The hatred flourishing beneath

On 28 May 2009, The Mirror's artcile, 'Holocaust survivor warns Britain not to give power to BNP' said this:

"A Holocaust survivor and Second World War veteran last night begged Britain: 'Don't give power to the Nazis.' Gisela Feldman, 84, and Ken Reilly, 83, joined the Daily Mirror Hope Not Hate bus in Manchester to ask people to vote against the BNP in next week's European elections. Jewish Gisela was 15 when she fled Germany in 1938 as the Nazis killed her father.

She said: 'We cannot allow the fascist BNP into our politics no matter what they promise. "I lived through the Nazi regime and remember the Brown Shirts marching through Berlin. We didn't know of the hatred flourishing beneath.'

Ken fought in the Royal Armoured Corps during D-Day and the Battle of Arnhem. He said: 'We must look through the BNP's false brandishments. Hatred is an abomination and we must vote for hope not hate.'
Comic Eddie Izzard, who joined us at the Imperial War Museum North, said:

'Meeting Gisela and Ken reminds us of the sacrifices their generation made so we can live in a hate-free society. But now, 60 years on, we've got the BNP dragging us back in time.
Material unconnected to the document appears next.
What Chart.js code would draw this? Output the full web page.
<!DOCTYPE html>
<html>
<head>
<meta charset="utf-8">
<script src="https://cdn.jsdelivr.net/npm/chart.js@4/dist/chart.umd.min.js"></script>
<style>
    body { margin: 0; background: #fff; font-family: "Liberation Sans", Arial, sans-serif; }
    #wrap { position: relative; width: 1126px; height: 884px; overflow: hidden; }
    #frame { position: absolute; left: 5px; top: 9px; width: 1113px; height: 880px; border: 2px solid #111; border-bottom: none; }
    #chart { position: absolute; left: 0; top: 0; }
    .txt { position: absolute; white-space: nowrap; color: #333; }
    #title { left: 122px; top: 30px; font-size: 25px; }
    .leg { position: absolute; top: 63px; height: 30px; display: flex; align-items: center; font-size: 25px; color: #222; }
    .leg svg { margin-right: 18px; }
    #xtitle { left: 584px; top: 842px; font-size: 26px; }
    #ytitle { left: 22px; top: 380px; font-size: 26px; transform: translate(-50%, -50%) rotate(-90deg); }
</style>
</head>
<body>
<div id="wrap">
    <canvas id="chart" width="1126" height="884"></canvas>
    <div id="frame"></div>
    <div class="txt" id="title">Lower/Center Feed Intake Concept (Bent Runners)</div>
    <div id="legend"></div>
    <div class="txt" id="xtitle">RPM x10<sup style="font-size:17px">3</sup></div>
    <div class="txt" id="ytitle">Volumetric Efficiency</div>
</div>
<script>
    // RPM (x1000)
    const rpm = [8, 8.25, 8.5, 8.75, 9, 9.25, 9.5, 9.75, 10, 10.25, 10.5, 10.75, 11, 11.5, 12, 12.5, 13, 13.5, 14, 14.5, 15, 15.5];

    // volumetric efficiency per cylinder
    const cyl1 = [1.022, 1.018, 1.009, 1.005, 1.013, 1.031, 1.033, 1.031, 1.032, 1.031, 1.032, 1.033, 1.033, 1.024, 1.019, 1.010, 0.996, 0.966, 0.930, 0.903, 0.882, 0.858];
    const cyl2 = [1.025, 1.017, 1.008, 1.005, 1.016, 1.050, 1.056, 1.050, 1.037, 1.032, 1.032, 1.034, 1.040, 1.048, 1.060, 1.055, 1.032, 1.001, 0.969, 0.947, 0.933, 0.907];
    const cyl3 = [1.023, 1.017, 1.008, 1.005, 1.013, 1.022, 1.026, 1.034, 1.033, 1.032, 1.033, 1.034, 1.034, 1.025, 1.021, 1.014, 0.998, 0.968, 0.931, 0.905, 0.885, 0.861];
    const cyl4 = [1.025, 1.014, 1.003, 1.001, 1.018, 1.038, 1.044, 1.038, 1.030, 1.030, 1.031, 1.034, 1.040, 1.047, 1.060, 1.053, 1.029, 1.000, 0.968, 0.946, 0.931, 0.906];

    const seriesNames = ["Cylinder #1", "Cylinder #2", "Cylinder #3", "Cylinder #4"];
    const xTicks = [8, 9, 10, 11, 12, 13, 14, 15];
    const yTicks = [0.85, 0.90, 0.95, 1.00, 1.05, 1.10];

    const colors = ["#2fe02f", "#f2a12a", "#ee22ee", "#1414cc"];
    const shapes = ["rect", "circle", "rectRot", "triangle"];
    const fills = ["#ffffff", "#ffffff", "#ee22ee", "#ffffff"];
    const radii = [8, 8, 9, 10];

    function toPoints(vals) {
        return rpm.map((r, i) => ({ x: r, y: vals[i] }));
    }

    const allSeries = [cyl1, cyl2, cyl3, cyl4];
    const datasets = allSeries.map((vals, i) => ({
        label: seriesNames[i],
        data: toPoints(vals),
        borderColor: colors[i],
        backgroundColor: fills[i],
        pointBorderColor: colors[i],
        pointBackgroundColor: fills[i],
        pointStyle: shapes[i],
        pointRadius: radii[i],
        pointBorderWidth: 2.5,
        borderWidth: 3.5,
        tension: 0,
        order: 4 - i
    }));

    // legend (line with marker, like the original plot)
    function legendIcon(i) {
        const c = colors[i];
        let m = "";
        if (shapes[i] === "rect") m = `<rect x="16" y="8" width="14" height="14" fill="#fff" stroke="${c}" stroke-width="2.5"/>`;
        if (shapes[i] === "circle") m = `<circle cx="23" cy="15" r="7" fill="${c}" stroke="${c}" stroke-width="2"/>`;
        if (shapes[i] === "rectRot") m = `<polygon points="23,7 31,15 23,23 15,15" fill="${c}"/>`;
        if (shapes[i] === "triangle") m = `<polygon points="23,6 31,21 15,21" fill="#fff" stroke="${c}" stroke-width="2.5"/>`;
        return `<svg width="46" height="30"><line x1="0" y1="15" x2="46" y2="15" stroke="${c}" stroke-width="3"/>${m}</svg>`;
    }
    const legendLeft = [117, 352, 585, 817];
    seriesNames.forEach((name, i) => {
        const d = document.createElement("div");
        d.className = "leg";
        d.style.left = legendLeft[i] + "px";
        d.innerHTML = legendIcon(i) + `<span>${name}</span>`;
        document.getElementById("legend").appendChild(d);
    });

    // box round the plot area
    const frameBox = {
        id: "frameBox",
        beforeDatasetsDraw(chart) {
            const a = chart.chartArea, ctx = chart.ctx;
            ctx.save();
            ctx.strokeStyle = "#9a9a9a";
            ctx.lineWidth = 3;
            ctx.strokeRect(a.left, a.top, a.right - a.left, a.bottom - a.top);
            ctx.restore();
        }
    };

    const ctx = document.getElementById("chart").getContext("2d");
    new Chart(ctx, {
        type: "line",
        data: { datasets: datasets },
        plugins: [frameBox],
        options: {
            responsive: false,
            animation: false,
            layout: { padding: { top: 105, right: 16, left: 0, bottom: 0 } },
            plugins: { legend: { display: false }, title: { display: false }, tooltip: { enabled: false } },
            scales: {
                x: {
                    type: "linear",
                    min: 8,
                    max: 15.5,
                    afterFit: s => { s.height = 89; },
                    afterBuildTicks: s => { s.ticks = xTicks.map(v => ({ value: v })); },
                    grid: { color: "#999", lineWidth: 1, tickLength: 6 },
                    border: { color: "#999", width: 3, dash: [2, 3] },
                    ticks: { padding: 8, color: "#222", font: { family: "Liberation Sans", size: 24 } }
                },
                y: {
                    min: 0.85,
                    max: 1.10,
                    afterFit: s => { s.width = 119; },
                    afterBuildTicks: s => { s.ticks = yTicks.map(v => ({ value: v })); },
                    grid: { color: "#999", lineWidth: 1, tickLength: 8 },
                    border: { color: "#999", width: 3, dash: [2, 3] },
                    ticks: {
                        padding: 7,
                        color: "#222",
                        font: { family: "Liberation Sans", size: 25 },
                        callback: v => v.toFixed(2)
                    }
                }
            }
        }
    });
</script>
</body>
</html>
Voting against the BNP is to vote for hope against hate'."
In 1933, the Jew, Lazar Kaganovich, was the man most responsible for the Ukrainian 'Holocaust.' Which, unlike it's Jewish counterpart, most modern Britons have never heard of. Between seven and ten million men, women and children 'didn't know of the hatred flourishing beneath' their Jewish overlords' Bolshevik rhetoric before Kaganovich came to call.
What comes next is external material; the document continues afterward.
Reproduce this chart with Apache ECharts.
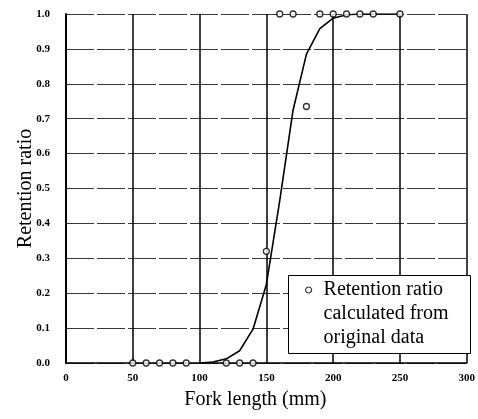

Between seven and ten million men, women and children had all 'hope' extinguished by this particular 'abomination.'

Perhaps he did what he did so that those that were left could live in a 'hate-free society?' I'll tell you what: if Kaganovich was alive today, he'd be hoping, not hating. He would be banging the drum for Antifa and warning the Brits not to allow the 'Fascist BNP into OUR politics.' He'd be on the side of the Eddie Izzards.

And the Izzards would be on his.


A few of those Kaganovich did not hate are pictured here.

PS. In 'hope not hate' parlance, a 'Nazi,' a 'Fascist' and a 'Brownshirt' would be anyone who would dare to put the British people first in the land that their ancestors made.